Le maître Chrétien réprouva le penser erroné par la démonstration,— la preuve de la puissance du penser juste. Dans le cas de Lazare, qui était mort depuis quatre jours, sa famille, accablée de douleur, avait décidé qu'il resterait couché dans une tombe étroite. Il fut démontré que ce qu'ils s'étaient proposé était absolument erroné, et cela devrait servir de leçon à tous ceux qui font des projets et veulent limiter ceux qui leur sont chers à des desseins restrictifs, de tous côtés entourés de limitations matérielles, obscurcis par une pierre — l'acceptation de l'erreur — au moyen de laquelle l'entendement mortel empêcherait volontiers que la lumière de la Vérité pénètre. Au premier abord, malgré leur répugnance à renoncer à leur dessein, Jésus leur fit ôter la pierre qui les obscurcissait. Alors, après que Lazare eut fait sa part, c'est-à-dire qu'il se fut retiré du lieu où se trouvait la sombre grotte, il était facile à la famille de faire le dernier pas — de le délier — afin qu'il fût à même d'assumer la responsabilité de travailler à son propre salut à venir.

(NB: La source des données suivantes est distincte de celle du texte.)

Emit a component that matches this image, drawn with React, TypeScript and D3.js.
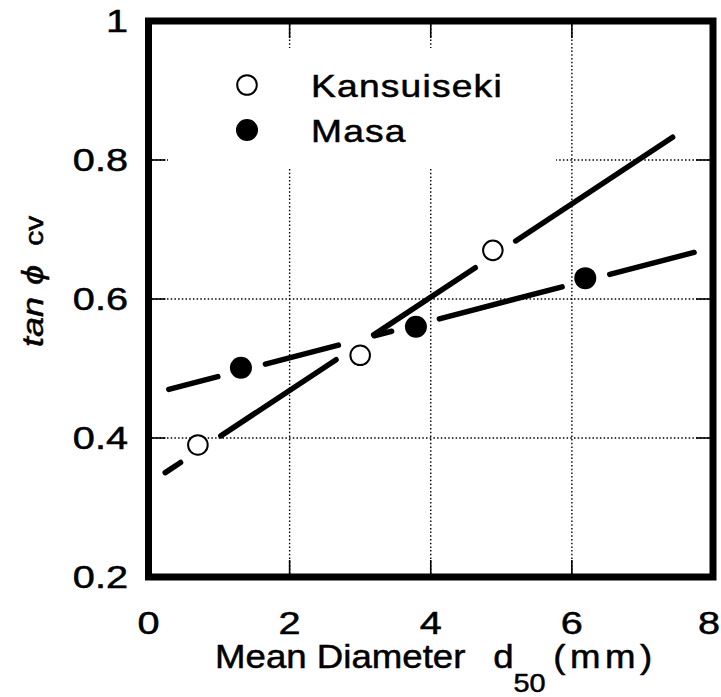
import React from 'react';
import * as d3 from 'd3';

const xTicks = [0, 2, 4, 6, 8];
const xTickLabels = ['0', '2', '4', '6', '8'];
const yTicks = [0.2, 0.4, 0.6, 0.8, 1];
const yTickLabels = ['0.2', '0.4', '0.6', '0.8', '1'];
const gridX = [2, 4, 6];
const gridY = [0.4, 0.6, 0.8];
const seriesNames = ['Kansuiseki', 'Masa'];
const kansX = [0.7, 3.0, 4.88];
const kansY = [0.39, 0.519, 0.67];
const masaX = [1.31, 3.79, 6.19];
const masaY = [0.501, 0.56, 0.63];
const kansFitX = [0.205, 7.46];
const kansFitY = [0.348, 0.835];
const masaFitX = [0.25, 7.77];
const masaFitY = [0.469, 0.668];

const W = 721;
const H = 697;
const L = 148.5, R = 713, T = 21, B = 577;
const FONT = '"Liberation Sans", Arial, Helvetica, sans-serif';

const x = d3.scaleLinear().domain([0, 8]).range([L, R]);
const y = d3.scaleLinear().domain([0.2, 1]).range([B, T]);

const allPts: [number, number][] = [
  ...kansX.map((v, i) => [v, kansY[i]] as [number, number]),
  ...masaX.map((v, i) => [v, masaY[i]] as [number, number]),
];

function fitSegments(fx: number[], fy: number[]) {
  const x0 = x(fx[0]), y0 = y(fy[0]), x1 = x(fx[1]), y1 = y(fy[1]);
  const len = Math.hypot(x1 - x0, y1 - y0);
  const ux = (x1 - x0) / len, uy = (y1 - y0) / len;
  const cap = 2.75, Rg = 22, thr = 15.5;
  const gaps: [number, number][] = [];
  for (const p of allPts) {
    const px = x(p[0]), py = y(p[1]);
    const t = (px - x0) * ux + (py - y0) * uy;
    const d = Math.abs(-(px - x0) * uy + (py - y0) * ux);
    if (d < thr) {
      const h = Math.sqrt(Rg * Rg - d * d) + cap;
      gaps.push([t - h, t + h]);
    }
  }
  gaps.sort((a, b) => a[0] - b[0]);
  const segs: [number, number][] = [];
  let cur = cap;
  for (const g of gaps) {
    if (g[0] > cur) segs.push([cur, g[0]]);
    cur = Math.max(cur, g[1]);
  }
  if (cur < len - cap) segs.push([cur, len - cap]);
  const line = d3.line<[number, number]>();
  return segs.map(s => line([
    [x0 + ux * s[0], y0 + uy * s[0]],
    [x0 + ux * s[1], y0 + uy * s[1]],
  ]) as string);
}

const textStyle = { fontFamily: FONT, fill: '#000', stroke: '#000', strokeWidth: 0.5 } as const;

export default function App() {
  const kansSegs = fitSegments(kansFitX, kansFitY);
  const masaSegs = fitSegments(masaFitX, masaFitY);
  const tickLen = 17;
  return (
    <svg width={W} height={H} style={{ position: 'absolute', left: 0, top: 0, background: '#fff' }}>
      <rect x={0} y={0} width={W} height={H} fill="#fff" />
      {/* grid */}
      {gridX.map(v => (
        <line key={'gx' + v} x1={x(v)} x2={x(v)} y1={T} y2={B} stroke="#000" strokeWidth={1.4} strokeDasharray="1.5,2.2" />
      ))}
      {gridY.map(v => (
        <line key={'gy' + v} x1={L} x2={R} y1={y(v)} y2={y(v)} stroke="#000" strokeWidth={1.4} strokeDasharray="1.5,2.2" />
      ))}
      {/* legend background hides grid */}
      <rect x={168} y={48} width={388} height={119} fill="#fff" />
      {/* ticks */}
      {gridX.map(v => (
        <g key={'tx' + v}>
          <line x1={x(v)} x2={x(v)} y1={B} y2={B - tickLen} stroke="#000" strokeWidth={1.6} />
          <line x1={x(v)} x2={x(v)} y1={T} y2={T + tickLen} stroke="#000" strokeWidth={1.6} />
        </g>
      ))}
      {gridY.map(v => (
        <g key={'ty' + v}>
          <line x1={L} x2={L + tickLen} y1={y(v)} y2={y(v)} stroke="#000" strokeWidth={1.6} />
          <line x1={R} x2={R - tickLen} y1={y(v)} y2={y(v)} stroke="#000" strokeWidth={1.6} />
        </g>
      ))}
      {/* fit lines */}
      {kansSegs.map((d, i) => (
        <path key={'ks' + i} d={d} stroke="#000" strokeWidth={5.5} strokeLinecap="round" fill="none" />
      ))}
      {masaSegs.map((d, i) => (
        <path key={'ms' + i} d={d} stroke="#000" strokeWidth={5.5} strokeLinecap="round" fill="none" />
      ))}
      {/* points */}
      {kansX.map((v, i) => (
        <circle key={'kp' + i} cx={x(v)} cy={y(kansY[i])} r={9.8} fill="#fff" stroke="#000" strokeWidth={2} />
      ))}
      {masaX.map((v, i) => (
        <circle key={'mp' + i} cx={x(v)} cy={y(masaY[i])} r={11} fill="#000" />
      ))}
      {/* frame */}
      <rect x={L} y={T} width={R - L} height={B - T} fill="none" stroke="#000" strokeWidth={7} />
      {/* legend */}
      <circle cx={247} cy={85} r={9.8} fill="#fff" stroke="#000" strokeWidth={2} />
      <circle cx={247} cy={130} r={11} fill="#000" />
      <text transform={`translate(311,97) scale(1.2,1)`} fontSize={31} letterSpacing={1} style={textStyle}>{seriesNames[0]}</text>
      <text transform={`translate(311,142) scale(1.2,1)`} fontSize={31} letterSpacing={1} style={textStyle}>{seriesNames[1]}</text>
      {/* y tick labels */}
      {yTicks.map((v, i) => (
        <text key={'yl' + v} transform={`translate(128,${y(v) + 11}) scale(1.28,1)`} fontSize={31} textAnchor="end" style={textStyle}>{yTickLabels[i]}</text>
      ))}
      {/* x tick labels */}
      {xTicks.map((v, i) => (
        <text key={'xl' + v} transform={`translate(${Math.min(x(v), W - 12)},634) scale(1.28,1)`} fontSize={31} textAnchor="middle" style={textStyle}>{xTickLabels[i]}</text>
      ))}
      {/* x title */}
      <text transform="translate(215,668) scale(1.11,1)" fontSize={33} style={textStyle}>
        <tspan>Mean Diameter</tspan>
        <tspan dx={25}>d</tspan>
        <tspan fontSize={26} dy={24}>50</tspan>
        <tspan dx={7} dy={-24} letterSpacing={4}>(mm)</tspan>
      </text>
      {/* y title */}
      <text transform="translate(43,347) rotate(-90) scale(1.2,1)" fontSize={30} style={textStyle}>
        <tspan fontStyle="italic">tan</tspan>
        <tspan dx={10} fontStyle="italic">{'\u03D5'}</tspan>
        <tspan dx={16} fontSize={25}>cv</tspan>
      </text>
    </svg>
  );
}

La double nature de ce problème est représentée dans cet incident. Tantôt il faut le considérer du point de vue de celui qui forme le projet — et tel était le cas de la famille de Lazare — tantôt il faut l'envisager du point de vue de celui dont les activités légitimes, soit mentales, soit physiques, sont entravées par le linceul des desseins que les autres ont formés pour lui. Dans ce dernier cas, on ferait bien d'étudier l'histoire de Lazare, le frère bien-aimé de Marie et de Marthe. On remarquera que Lazare dut obéir au Maître qui lui commanda de sortir du tombeau, car le simple fait d'avoir ôté la pierre ne lui eût été d'aucune utilité. Il faut toujours obéir à la voix de la Vérité. Les projets des autres, bien qu'ils soient faits dans les meilleures intentions, ne reflètent pas toujours la vraie sagesse, car l'entendement mortel, basant son raisonnement sur des prémisses matérielles, projettera le mal tout aussi facilement que le bien! "Il va s'enrhumer," ou bien: "Il perdra son argent," et d'autres arrirmations du même genre, trahissent les néfastes projets que l'entendement mortel forme pour ceux qui lui sont chers. Seuls, la Vérité et l'Amour sont à même de projeter comme il convient que cela soit fait pour chacun; et dans la mesure où nous refuserons de nous laisser gouverner par quelque autre chose, nous pourrons avancer dans la lumière de la Vérité, car nous rejetterons tout projet qui n'émane pas de notre Père céleste; nous n'en formerons aucun pour les autres et n'accepterons pas ceux que les autres font pour nous. Si nous accomplissons cette chose essentielle, qui consiste à rejeter le mauvais penser avec amour et bienveillance, nous nous apercevrons, un jour, que ceux qui faisaient autrefois des projets pour nous, nous ont vraiment déliés et laissés aller, car ils ont vu combien les "desseins du Père pour son fils bien-aimé" sont faits avec plus d'amour que leurs projets mortels.